I experimented with this program to confirm the behavior matches MSVCRT:

#include <stdio.h>
extern "C" const char *GetCommandLineA(void);
int main(int argc, char **argv) {
  puts(GetCommandLineA());
  for (int i = 0; i < argc; ++i) {
    puts(argv[i]);
  }
}

C:\src\llvm-project\build>t.exe -DFOO="""ABC"""
t.exe  -DFOO="""ABC"""
t.exe
-DFOO="ABC"

C:\src\llvm-project\build>t.exe -DFOO=""" A BC"""
t.exe  -DFOO=""" A BC"""
t.exe
-DFOO=" A BC"

C:\src\llvm-project\build>t.exe tok1 -DFOO=""" A BC""" tok3
t.exe  tok1 -DFOO=""" A BC""" tok3
t.exe
tok1
-DFOO=" A BC"
tok3

C:\src\llvm-project\build>t.exe tok1 -DFOO="" A BC""" tok3
t.exe  tok1 -DFOO="" A BC""" tok3
t.exe
tok1
-DFOO=
A
BC" tok3
This revision is now accepted and ready to land.Feb 27 2019, 4:08 PM

Thanks for the lgtm Reid, but unfortunately our internal testing found a case where this path causes trouble.

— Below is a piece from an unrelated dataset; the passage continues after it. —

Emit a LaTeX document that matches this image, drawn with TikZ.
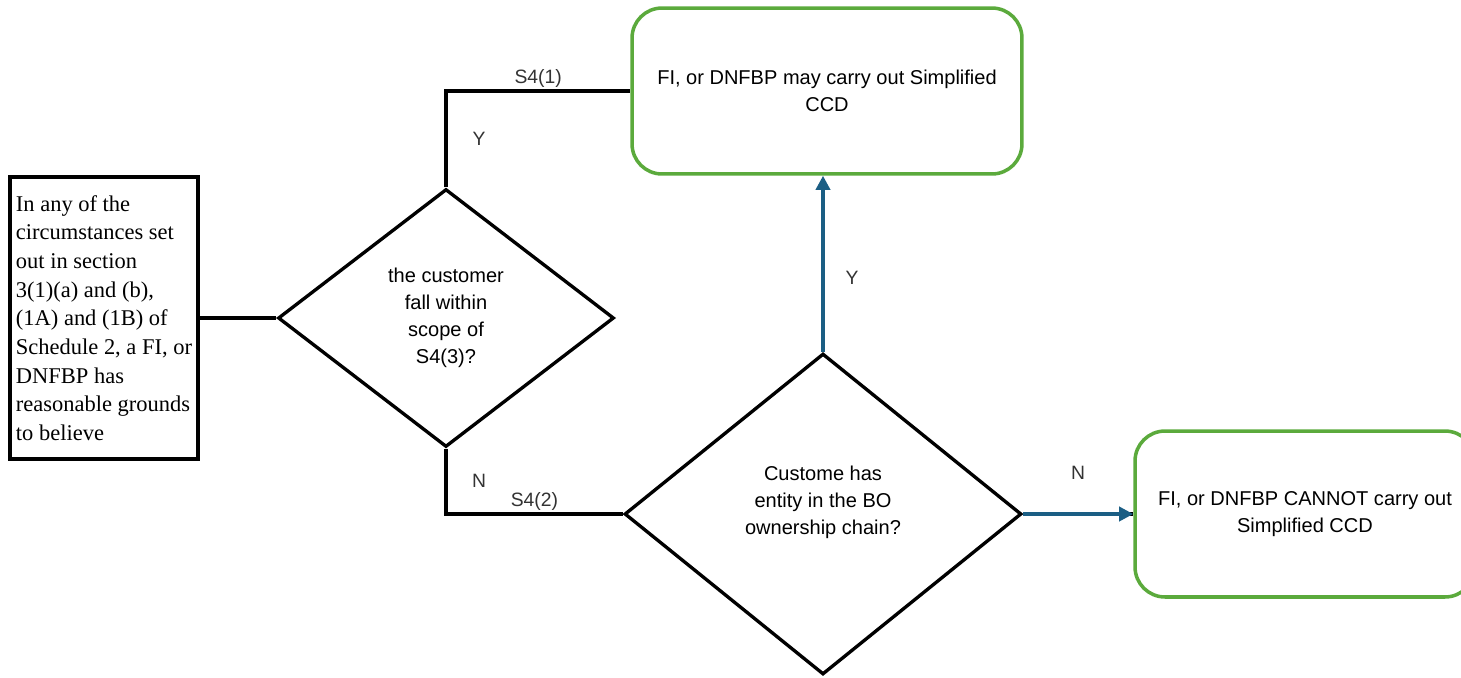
\documentclass[tikz,border=0pt]{standalone}
\usepackage{fontspec}
\setmainfont{Liberation Serif}
\setsansfont{Liberation Sans}
\usetikzlibrary{shapes, arrows.meta}

\definecolor{boxgreen}{RGB}{91,170,60}
\definecolor{flowblue}{RGB}{27,94,132}

\tikzset{
  startbox/.style={draw, line width=1.9pt, rectangle, minimum width=3.76cm, minimum height=5.64cm,
    align=left, inner sep=2pt, font=\fontsize{12.8}{16.3}\selectfont},
  decision/.style={draw, line width=1.9pt, diamond, inner sep=0pt, align=center,
    font=\sffamily\fontsize{11.4}{15.3}\selectfont},
  outcome/.style={draw=boxgreen, line width=2pt, rectangle, rounded corners=0.6cm, align=center,
    minimum height=3.32cm, font=\sffamily\fontsize{11.4}{15.3}\selectfont},
  flow/.style={line width=1.9pt},
  yesno/.style={line width=1.9pt, draw=flowblue, -{Triangle[length=8pt,width=8pt]}},
  lbl/.style={font=\sffamily\fontsize{11}{13}\selectfont, text=black!80, inner sep=1pt}
}

\begin{document}
\begin{tikzpicture}[x=0.02cm, y=-0.02cm]
    \useasboundingbox (0,0) rectangle (1461,677);

    \node[startbox] (src) at (104,318) {In any of the\\circumstances set\\out in section\\3(1)(a) and (b),\\(1A) and (1B) of\\Schedule 2, a FI, or\\DNFBP has\\reasonable grounds\\to believe};
    \node[decision, minimum width=6.72cm, minimum height=5.16cm] (d1) at (446,318) {the customer\\fall within\\scope of\\S4(3)?};
    \node[decision, minimum width=7.94cm, minimum height=6.42cm] (d2) at (823,514) {Custome has\\entity in the BO\\ownership chain?\\\mbox{}};
    \node[outcome, minimum width=7.8cm] (yes) at (827,91) {FI, or DNFBP may carry out Simplified\\CCD};
    \node[outcome, minimum width=6.8cm] (no) at (1305,514) {FI, or DNFBP CANNOT carry out\\Simplified CCD};

    \draw[flow] (src.east) -- (d1.west);
    \draw[flow] (d1.north) |- node[lbl, pos=0.25, xshift=0.66cm] {Y} node[lbl, pos=0.75, above] {S4(1)} (yes.west);
    \draw[flow] (d1.south) |- node[lbl, pos=0.25, xshift=0.66cm] {N} node[lbl, pos=0.75, above] {S4(2)} (d2.west);

    \draw[yesno] (d2.north) -- node[lbl, xshift=0.58cm, yshift=-0.28cm] {Y} (d2.north |- yes.south);
    \draw[flow] (d2.east) -- (no.west);
    \draw[yesno, yshift=0.5pt] (d2.east) -- node[lbl, yshift=0.82cm] {N} (no.west);
\end{tikzpicture}
\end{document}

Specifically ( with same string initialization that I listed)

clang -c -DFOO=\""\\\\\\""\\"\" p.cpp

used to work but it but it fails with this patch. Backslashes need to be recognized specially.

So I will have to update this review after more study and experimentation.

Sunil_Srivastava added a comment.EditedMar 1 2019, 11:19 AM

Hi Reid,

Update:

We did find two cases which 'work' before my proposed patch and will fail after that, but on further study we think they are defective test cases. Our behavior, with this proposed patch will be similar to the Microsoft compiler on Windows hosts.

Still, since these cases will start failing with this patch, I am going to describe them here.


Case 1:

clang -c -DFOO=\""\\\\\\""\\"\" p.cpp

This currently compiles with FOO becoming a string of four backslashes, made of first set of three and the second set of one.

With the proposed patch it will fail. -E will show (with the source file listed above):

const char *p = "\\\"\";

The Microsoft compiler does exactly the same thing.

It currently works because the consecutive-DQs (after six backslashes) terminate the first string and start the next, therefore disappearing themselves. With this patch they will survive on as one DQ.

Case 2:

clang -c """" p.cpp

This currently works because four DQs become two empty strings, further concatenated to become one empty string, which gets filtered out leaving just p.cpp.

With the proposed patch four DQs will become a string of one DQ, which is not a valid argument, so we will get the error:

clang: error: no such file or directory: '"'

In this case, the Microsoft compiler survives with a warning, but only because it allows any unrecognized source file type with just a warning:

$ cl  /nologo -c """" p.cpp
cl : Command line warning D9024 : unrecognized source file type '"', object file assumed
cl : Command line warning D9027 : source file '"' ignored
$ cl  /nologo -c junk p.cpp
cl : Command line warning D9024 : unrecognized source file type 'junk', object file assumed
cl : Command line warning D9027 : source file 'junk' ignored

The clang driver is just more strict about this.


So, in summary, I believe this patch is valid, and if you still stand by your LGTM, I will be happy to check it in.

rnk added a comment.Mar 14 2019, 9:29 AM

I agree with your analysis, thanks!

This revision was automatically updated to reflect the committed changes.